If you decide to get a puppy, it’s important to know that puppies require a lot of time, attention, and training. As humans we tend to get excited over physical objects, and it’s fun to buy all the stuff a puppy needs, such as dog bed, bowls, toys, collar, leash, and food. These things are important for the puppy, but your time, consistency, and training are even more important.
When your new puppy arrives, it has just been removed from its mom and litter mates, and this is a big and scary world. He or she is vulnerable and needs security and routine.
Here are some good ideas to make the transition easier.
Schedule an appointment with your vet.
Your new best friend needs vaccinations. It can be dangerous for puppies to meet other dogs before they’re fully vaccinated, and many vets even advice against puppies touching the floor in the vet clinic or going outside before they have all their shots.
Play quietly and gently.
It’s tempting to flood the new puppy with attention and activity, but puppies need a lot of sleep. If he or she looks like it’s nap time, it’s nap time.
Decide who is responsible for what.
Routine is important to puppies. Who is responsible for getting puppy food and remembering when the puppy needs to eat? Housebreaking a puppy is a lot of work; they need to go out after sleeping, after playing, and after eating, and this needs to happen at once. If you wait ten minutes to finish a phone call or watch the show your puppy is likely to have an accident.

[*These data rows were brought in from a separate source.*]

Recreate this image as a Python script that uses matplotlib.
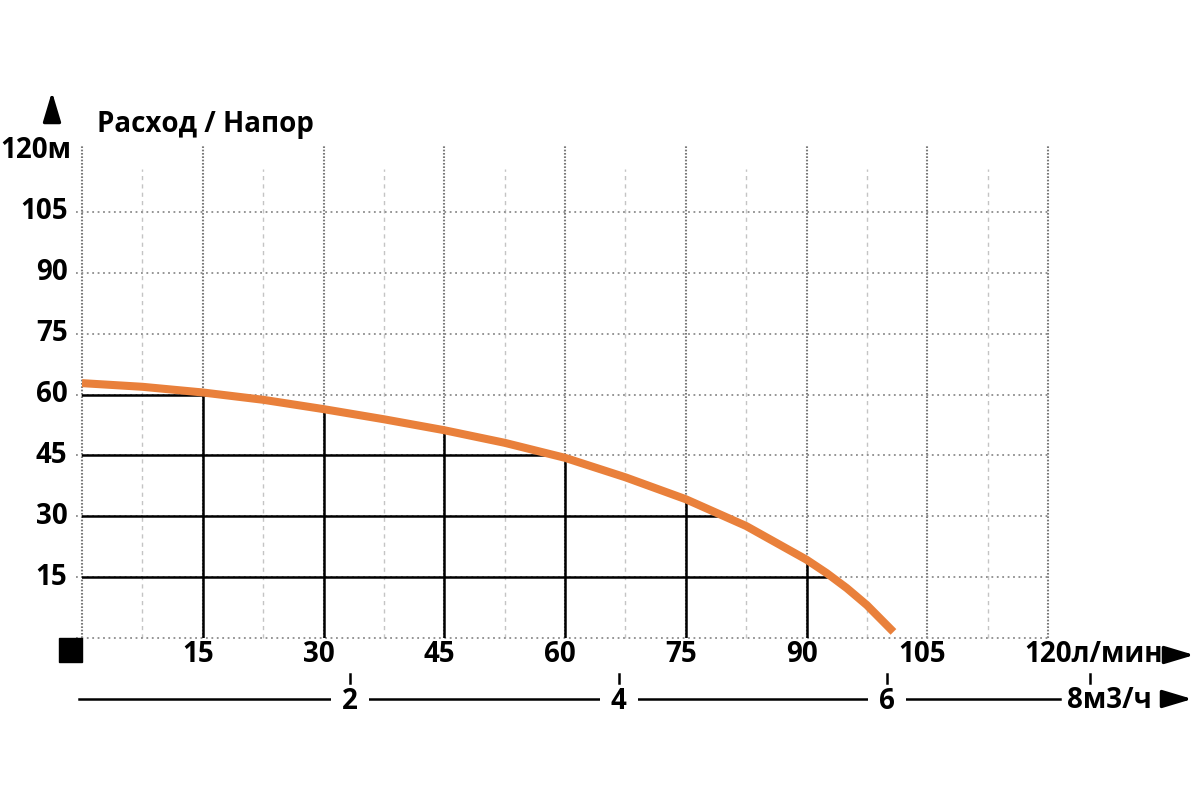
import numpy as np
import matplotlib
matplotlib.use("Agg")
import matplotlib.pyplot as plt
from matplotlib.patches import Rectangle

plt.rcParams['font.family'] = ['Open Sans', 'DejaVu Sans']
plt.rcParams['font.weight'] = 'bold'

# Кривая напора: расход (л/мин) -> напор (м)
flow = [0, 7.5, 15, 22.5, 30, 37.5, 45, 52.5, 60, 67.5, 75, 82.5, 90, 92.5, 95, 97.5, 100.8]
head = [62.8, 61.9, 60.5, 58.7, 56.4, 53.9, 51.2, 48.1, 44.4, 39.6, 34.2, 27.6, 19.3,
        16.0, 12.3, 8.1, 1.5]

x_ticks = [15, 30, 45, 60, 75, 90, 105]
y_ticks = [15, 30, 45, 60, 75, 90, 105]
y_top_label = "120м"
x_end_label = "120л/мин"
m3h_ticks = [2, 4, 6]
m3h_end_label = "8м3/ч"

orange = "#E9803B"
fs = 20

fig = plt.figure(figsize=(12, 8), dpi=100)
ax = fig.add_axes([82 / 1200, 1 - 638 / 800, 966 / 1200, 487 / 800])
ax.set_xlim(0, 120)
ax.set_ylim(0, 120)
ax.axis("off")

# сетка
for x in np.arange(0, 121, 15):
    ax.plot([x, x], [0, 121.3], color="#7a7a7a", lw=1.5,
            linestyle=(0, (0.8, 0.8)), clip_on=False, zorder=1)
for x in np.arange(7.5, 120, 15):
    ax.plot([x, x], [0, 115.5], color="#c4c4c4", lw=1.0,
            linestyle=(0, (3, 3)), clip_on=False, zorder=1)
for y in np.arange(0, 106, 15):
    ax.plot([-0.8, 120], [y, y], color="#8c8c8c", lw=1.3,
            linestyle=(0, (1, 2)), clip_on=False, zorder=1)

# сплошные линии под кривой
for x in x_ticks:
    if x < max(flow):
        top = np.interp(x, flow, head)
        ax.plot([x, x], [0, top], color="black", lw=1.8, zorder=2)
for y in [15, 30, 45, 60]:
    right = np.interp(y, head[::-1], flow[::-1])
    ax.plot([0, right], [y, y], color="black", lw=1.8, zorder=2)

ax.plot(flow, head, color=orange, lw=5.8, solid_capstyle="butt",
        solid_joinstyle="round", zorder=5)

# подписи осей
for x in x_ticks:
    ax.text(x - 0.6, -5.9, str(x), ha="center", va="baseline", fontsize=fs,
            fontweight="bold", clip_on=False)
ax.text(117.1, -5.9, x_end_label, ha="left", va="baseline", fontsize=fs,
        fontweight="bold", clip_on=False)
for y in y_ticks:
    ax.text(-1.8, y, str(y), ha="right", va="center", fontsize=fs,
            fontweight="bold", clip_on=False)
ax.text(-1.3, 120, y_top_label, ha="right", va="center", fontsize=fs,
        fontweight="bold", clip_on=False)

# шкала м3/ч
y2 = -15.0
ax.plot([-0.4, 121.5], [y2, y2], color="black", lw=1.8, clip_on=False, zorder=2)
for v in m3h_ticks:
    pos = v * 1000 / 60
    ax.text(pos, -17.6, str(v), ha="center", va="baseline", fontsize=fs,
            fontweight="bold", clip_on=False, zorder=3,
            bbox=dict(boxstyle="square,pad=0.4", fc="white", ec="none"))
    ax.plot([pos, pos], [-8.9, -11.1], color="black", lw=1.8,
            clip_on=False, zorder=4)
ax.text(122.3, -17.3, m3h_end_label, ha="left", va="baseline", fontsize=fs,
        fontweight="bold", clip_on=False)
ax.plot([125.2, 125.2], [-8.9, -11.1], color="black", lw=1.8,
        clip_on=False, zorder=4)

# стрелки и заголовок
arrow = dict(arrowstyle="-|>,head_length=1.2,head_width=0.36", color="black",
             lw=2.4, mutation_scale=15)
fig.patches.append(Rectangle((59 / 1200, 1 - 662 / 800), 23 / 1200, 24 / 800,
                             transform=fig.transFigure, color="black"))
ax.annotate("", xy=(52 / 1200, 1 - 89 / 800), xytext=(52 / 1200, 1 - 124 / 800),
            xycoords="figure fraction", textcoords="figure fraction", arrowprops=arrow)
ax.annotate("", xy=(1197 / 1200, 1 - 655 / 800), xytext=(1166 / 1200, 1 - 655 / 800),
            xycoords="figure fraction", textcoords="figure fraction", arrowprops=arrow)
ax.annotate("", xy=(1195 / 1200, 1 - 699 / 800), xytext=(1162 / 1200, 1 - 699 / 800),
            xycoords="figure fraction", textcoords="figure fraction", arrowprops=arrow)
fig.text(97 / 1200, 1 - 132 / 800, "Расход / Напор", ha="left", va="baseline",
         fontsize=fs, fontweight="bold")

fig.savefig("out.png", dpi=100, facecolor="white")
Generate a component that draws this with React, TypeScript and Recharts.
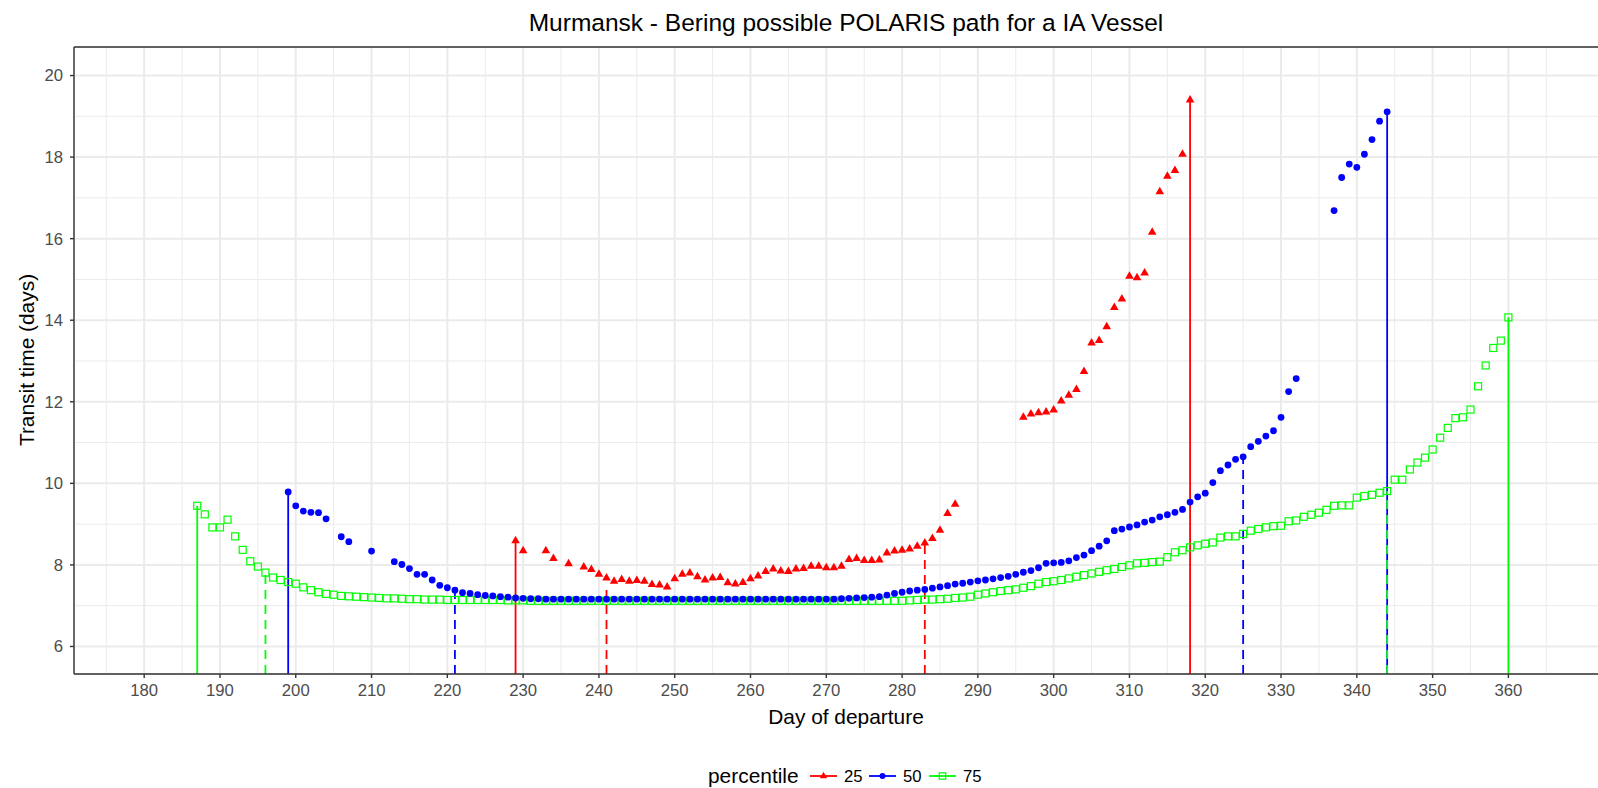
import React from 'react'
import { ScatterChart, Scatter, XAxis, YAxis, CartesianGrid, ReferenceLine } from 'recharts'

const FONT = '"Liberation Sans", Arial, sans-serif'

// axis ranges and breaks
const X_MIN = 170.74
const X_MAX = 374.46
const Y_MIN = 5.325
const Y_MAX = 20.7
const X_TICKS = [180, 190, 200, 210, 220, 230, 240, 250, 260, 270, 280, 290, 300, 310, 320, 330, 340, 350, 360]
const X_MINOR = [175, 185, 195, 205, 215, 225, 235, 245, 255, 265, 275, 285, 295, 305, 315, 325, 335, 345, 355, 365]
const Y_TICKS = [6, 8, 10, 12, 14, 16, 18, 20]
const Y_MINOR = [7, 9, 11, 13, 15, 17, 19]

// percentile 25 (red)
const P25_DAYS = [
  229, 230, 233, 234, 236, 238, 239, 240, 241, 242,
  243, 244, 245, 246, 247, 248, 249, 250, 251, 252,
  253, 254, 255, 256, 257, 258, 259, 260, 261, 262,
  263, 264, 265, 266, 267, 268, 269, 270, 271, 272,
  273, 274, 275, 276, 277, 278, 279, 280, 281, 282,
  283, 284, 285, 286, 287,
  296, 297, 298, 299, 300, 301, 302, 303, 304, 305,
  306, 307, 308, 309, 310, 311, 312, 313, 314, 315,
  316, 317, 318,
]
const P25_TIME = [
  8.59, 8.35, 8.35, 8.16, 8.03, 7.95, 7.89, 7.77, 7.68, 7.60,
  7.64, 7.60, 7.62, 7.60, 7.52, 7.51, 7.46, 7.66, 7.77, 7.80,
  7.71, 7.63, 7.68, 7.69, 7.56, 7.53, 7.57, 7.66, 7.73, 7.84,
  7.90, 7.85, 7.84, 7.90, 7.91, 7.97, 7.97, 7.93, 7.93, 7.97,
  8.13, 8.16, 8.11, 8.11, 8.12, 8.29, 8.34, 8.36, 8.39, 8.46,
  8.54, 8.65, 8.85, 9.26, 9.49,
  11.62, 11.70, 11.73, 11.75, 11.80, 12.02, 12.16, 12.30, 12.74, 13.44,
  13.50, 13.84, 14.31, 14.52, 15.08, 15.04, 15.16, 16.16, 17.15, 17.53,
  17.67, 18.07, 19.40,
]

// percentile 50 (blue)
const P50_DAYS = [
  199, 200, 201, 202, 203, 204, 206, 207, 210,
  213, 214, 215, 216, 217, 218, 219, 220, 221, 222,
  223, 224, 225, 226, 227, 228, 229, 230, 231, 232,
  233, 234, 235, 236, 237, 238, 239, 240, 241, 242,
  243, 244, 245, 246, 247, 248, 249, 250, 251, 252,
  253, 254, 255, 256, 257, 258, 259, 260, 261, 262,
  263, 264, 265, 266, 267, 268, 269, 270, 271, 272,
  273, 274, 275, 276, 277, 278, 279, 280, 281, 282,
  283, 284, 285, 286, 287, 288, 289, 290, 291, 292,
  293, 294, 295, 296, 297, 298, 299, 300, 301, 302,
  303, 304, 305, 306, 307, 308, 309, 310, 311, 312,
  313, 314, 315, 316, 317, 318, 319, 320, 321, 322,
  323, 324, 325, 326, 327, 328, 329, 330, 331, 332,
  337, 338, 339, 340, 341, 342, 343, 344,
]
const P50_TIME = [
  9.79, 9.45, 9.32, 9.29, 9.28, 9.13, 8.69, 8.57, 8.34,
  8.08, 8.01, 7.91, 7.77, 7.77, 7.63, 7.50, 7.44, 7.38, 7.32,
  7.30, 7.27, 7.25, 7.24, 7.22, 7.21, 7.19, 7.18, 7.17, 7.17,
  7.16, 7.16, 7.16, 7.16, 7.16, 7.16, 7.16, 7.16, 7.16, 7.16,
  7.16, 7.16, 7.16, 7.16, 7.16, 7.16, 7.16, 7.16, 7.16, 7.16,
  7.16, 7.16, 7.16, 7.16, 7.16, 7.16, 7.16, 7.16, 7.16, 7.16,
  7.16, 7.16, 7.16, 7.16, 7.16, 7.16, 7.16, 7.16, 7.16, 7.17,
  7.18, 7.19, 7.20, 7.21, 7.22, 7.26, 7.30, 7.33, 7.36, 7.38,
  7.40, 7.43, 7.46, 7.49, 7.53, 7.55, 7.58, 7.61, 7.63, 7.66,
  7.69, 7.72, 7.77, 7.82, 7.86, 7.93, 8.04, 8.05, 8.06, 8.10,
  8.18, 8.24, 8.35, 8.46, 8.59, 8.84, 8.88, 8.93, 8.98, 9.05,
  9.10, 9.18, 9.23, 9.29, 9.36, 9.54, 9.67, 9.76, 10.02, 10.31,
  10.45, 10.59, 10.65, 10.90, 11.03, 11.16, 11.29, 11.62, 12.25, 12.57,
  16.69, 17.50, 17.83, 17.75, 18.07, 18.43, 18.88, 19.11,
]

// percentile 75 (green)
const P75_DAYS = [
  187, 188, 189, 190, 191, 192, 193, 194, 195, 196,
  197, 198, 199, 200, 201, 202, 203, 204, 205, 206,
  207, 208, 209, 210, 211, 212, 213, 214, 215, 216,
  217, 218, 219, 220, 221, 222, 223, 224, 225, 226,
  227, 228, 229, 230, 231, 232, 233, 234, 235, 236,
  237, 238, 239, 240, 241, 242, 243, 244, 245, 246,
  247, 248, 249, 250, 251, 252, 253, 254, 255, 256,
  257, 258, 259, 260, 261, 262, 263, 264, 265, 266,
  267, 268, 269, 270, 271, 272, 273, 274, 275, 276,
  277, 278, 279, 280, 281, 282, 283, 284, 285, 286,
  287, 288, 289, 290, 291, 292, 293, 294, 295, 296,
  297, 298, 299, 300, 301, 302, 303, 304, 305, 306,
  307, 308, 309, 310, 311, 312, 313, 314, 315, 316,
  317, 318, 319, 320, 321, 322, 323, 324, 325, 326,
  327, 328, 329, 330, 331, 332, 333, 334, 335, 336,
  337, 338, 339, 340, 341, 342, 343, 344, 345, 346,
  347, 348, 349, 350, 351, 352, 353, 354, 355, 356,
  357, 358, 359, 360,
]
const P75_TIME = [
  9.45, 9.24, 8.92, 8.92, 9.11, 8.70, 8.37, 8.09, 7.96, 7.81,
  7.69, 7.63, 7.58, 7.54, 7.45, 7.38, 7.33, 7.29, 7.27, 7.24,
  7.23, 7.22, 7.21, 7.20, 7.19, 7.18, 7.18, 7.17, 7.16, 7.16,
  7.15, 7.15, 7.15, 7.14, 7.14, 7.14, 7.14, 7.14, 7.14, 7.14,
  7.14, 7.13, 7.13, 7.13, 7.12, 7.12, 7.12, 7.12, 7.12, 7.12,
  7.12, 7.12, 7.12, 7.12, 7.12, 7.12, 7.12, 7.12, 7.12, 7.12,
  7.12, 7.12, 7.12, 7.12, 7.12, 7.12, 7.12, 7.12, 7.12, 7.12,
  7.12, 7.12, 7.12, 7.12, 7.12, 7.12, 7.12, 7.12, 7.12, 7.12,
  7.12, 7.12, 7.12, 7.12, 7.12, 7.12, 7.12, 7.12, 7.12, 7.12,
  7.12, 7.12, 7.12, 7.12, 7.13, 7.14, 7.15, 7.15, 7.16, 7.17,
  7.19, 7.20, 7.22, 7.27, 7.30, 7.33, 7.36, 7.38, 7.40, 7.44,
  7.48, 7.54, 7.58, 7.60, 7.63, 7.67, 7.71, 7.75, 7.79, 7.83,
  7.87, 7.90, 7.95, 7.99, 8.04, 8.05, 8.07, 8.08, 8.19, 8.31,
  8.36, 8.43, 8.48, 8.52, 8.55, 8.67, 8.70, 8.70, 8.76, 8.84,
  8.88, 8.92, 8.95, 8.96, 9.07, 9.09, 9.18, 9.23, 9.28, 9.35,
  9.45, 9.46, 9.46, 9.65, 9.69, 9.72, 9.77, 9.81, 10.09, 10.09,
  10.34, 10.51, 10.63, 10.83, 11.12, 11.36, 11.60, 11.62, 11.81, 12.38,
  12.89, 13.32, 13.50, 14.07,
]

// vertical markers per percentile: day, height reached, dashed or not
const V25_DAYS = [229, 241, 283, 318]
const V25_TOP = [8.59, 7.42, 8.54, 19.4]
const V50_DAYS = [199, 221, 325, 344]
const V50_TOP = [9.79, 7.38, 10.65, 19.11]
const V75_DAYS = [187, 196, 344, 360]
const V75_TOP = [9.45, 7.81, 9.81, 14.07]
const V_DASHED = [false, true, true, false]

const RED = '#ff0000'
const BLUE = '#0000ff'
const GREEN = '#00ff00'

const toPoints = (days: number[], vals: number[]) => days.map((d, i) => ({ day: d, time: vals[i] }))

// recharts scales may be plain d3 functions or wrapped objects with map()
const applyScale = (axis: any, v: number) => {
  const s = axis?.scale
  if (typeof s === 'function') return s(v)
  if (s && typeof s.map === 'function') return s.map(v)
  return undefined
}

const TriangleMark = ({ cx, cy, k = 1 }: any) => (
  <path
    d={`M${cx},${cy - 5 * k}L${cx + 4.3 * k},${cy + 2.5 * k}L${cx - 4.3 * k},${cy + 2.5 * k}Z`}
    fill={RED}
  />
)
const CircleMark = ({ cx, cy, r = 3.4 }: any) => <circle cx={cx} cy={cy} r={r} fill={BLUE} />
const SquareMark = ({ cx, cy, s = 7 }: any) => (
  <rect x={cx - s / 2} y={cy - s / 2} width={s} height={s} fill="none" stroke={GREEN} strokeWidth={1.2} />
)

const vlines = (days: number[], tops: number[], color: string, key: string) =>
  days.map((d, i) => (
    <ReferenceLine
      key={key + d}
      segment={[{ x: d, y: Y_MIN }, { x: d, y: tops[i] }]}
      stroke={color}
      strokeWidth={1.8}
      strokeDasharray={V_DASHED[i] ? '9 6' : undefined}
      ifOverflow="visible"
    />
  ))

function Overlay() {
  const legendY = 776
  return (
    <svg width={1598} height={788} style={{ position: 'absolute', left: 0, top: 0, pointerEvents: 'none' }}>
      <text x={846} y={31} textAnchor="middle" fontFamily={FONT} fontSize={24.5} fill="#000">
        Murmansk - Bering possible POLARIS path for a IA Vessel
      </text>
      <text x={846} y={724} textAnchor="middle" fontFamily={FONT} fontSize={20.9} fill="#000">
        Day of departure
      </text>
      <text
        x={0}
        y={0}
        transform="translate(33.5 360) rotate(-90)"
        textAnchor="middle"
        fontFamily={FONT}
        fontSize={20.9}
        fill="#000"
      >
        Transit time (days)
      </text>
      <g fontFamily={FONT} fill="#000">
        <text x={708} y={legendY + 7} fontSize={20.9}>percentile</text>
        <line x1={810} x2={837} y1={legendY} y2={legendY} stroke={RED} strokeWidth={1.8} />
        <TriangleMark cx={823.5} cy={legendY} k={0.85} />
        <text x={844} y={legendY + 6} fontSize={16.7}>25</text>
        <line x1={869} x2={896} y1={legendY} y2={legendY} stroke={BLUE} strokeWidth={1.8} />
        <CircleMark cx={882.5} cy={legendY} r={3} />
        <text x={903} y={legendY + 6} fontSize={16.7}>50</text>
        <line x1={929} x2={956} y1={legendY} y2={legendY} stroke={GREEN} strokeWidth={1.8} />
        <SquareMark cx={942.5} cy={legendY} s={6.4} />
        <text x={963} y={legendY + 6} fontSize={16.7}>75</text>
      </g>
    </svg>
  )
}

export default function App() {
  const tick = { fill: '#4d4d4d', fontSize: 16.7, fontFamily: FONT }
  return (
    <div style={{ position: 'absolute', left: 0, top: 0, width: 1598, height: 788, overflow: 'hidden', background: '#fff' }}>
      <ScatterChart width={1618} height={788} margin={{ top: 47, right: 0, bottom: 0, left: 0 }}>
        <CartesianGrid
          stroke="#ebebeb"
          strokeWidth={1}
          verticalCoordinatesGenerator={({ xAxis }: any) =>
            X_MINOR.map((v) => applyScale(xAxis, v)).filter((p) => p != null)
          }
          horizontalCoordinatesGenerator={({ yAxis }: any) =>
            Y_MINOR.map((v) => applyScale(yAxis, v)).filter((p) => p != null)
          }
        />
        <CartesianGrid stroke="#ebebeb" strokeWidth={2} />
        <XAxis
          type="number"
          dataKey="day"
          domain={[X_MIN, X_MAX]}
          ticks={X_TICKS}
          interval={0}
          allowDataOverflow
          height={114}
          tickSize={4}
          tickMargin={6}
          tick={tick}
          axisLine={{ stroke: '#333', strokeWidth: 1.4 }}
          tickLine={{ stroke: '#333', strokeWidth: 1.4 }}
        />
        <YAxis
          type="number"
          dataKey="time"
          domain={[Y_MIN, Y_MAX]}
          ticks={Y_TICKS}
          interval={0}
          allowDataOverflow
          width={74}
          tickSize={4}
          tickMargin={7}
          tick={tick}
          axisLine={{ stroke: '#333', strokeWidth: 1.4 }}
          tickLine={{ stroke: '#333', strokeWidth: 1.4 }}
        />
        <ReferenceLine y={Y_MAX} stroke="#333" strokeWidth={1.4} />
        {vlines(V25_DAYS, V25_TOP, RED, 'r')}
        {vlines(V50_DAYS, V50_TOP, BLUE, 'b')}
        {vlines(V75_DAYS, V75_TOP, GREEN, 'g')}
        <Scatter name="75" data={toPoints(P75_DAYS, P75_TIME)} shape={(p: any) => <SquareMark cx={p.cx} cy={p.cy} />} isAnimationActive={false} />
        <Scatter name="50" data={toPoints(P50_DAYS, P50_TIME)} shape={(p: any) => <CircleMark cx={p.cx} cy={p.cy} />} isAnimationActive={false} />
        <Scatter name="25" data={toPoints(P25_DAYS, P25_TIME)} shape={(p: any) => <TriangleMark cx={p.cx} cy={p.cy} />} isAnimationActive={false} />
      </ScatterChart>
      <Overlay />
    </div>
  )
}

Explain the rules from the start.
Encourage playing with the dog toys. Let the puppy know how good it is when playing with them. If he or she starts chewing on the furniture or other off-limits object, say “Off” and show one of the dog toys. Encourage taking the toy, and give lots of praise when the puppy plays with the right thing.
Never hit a puppy, give harsh reprimands, or scold the puppy for something that happened in the past. Positive and consistent training is the way to go.
Puppies don’t come pre-trained.
Some new puppy parents shout, “Come here, right now” and are upset when the puppy doesn’t get it. He or she has no idea what “come here” means. Enrolling in puppy class is a great idea. Here your furry friend will get socialization and learn how to behave around other dogs, and you will learn how to train your dog.
Puppies aren’t human.
It’s easy to assume they’ll understand our way of thinking, know what’s dangerous, or what’s good or bad. It doesn’t work like that. If you run into problems, ask for help.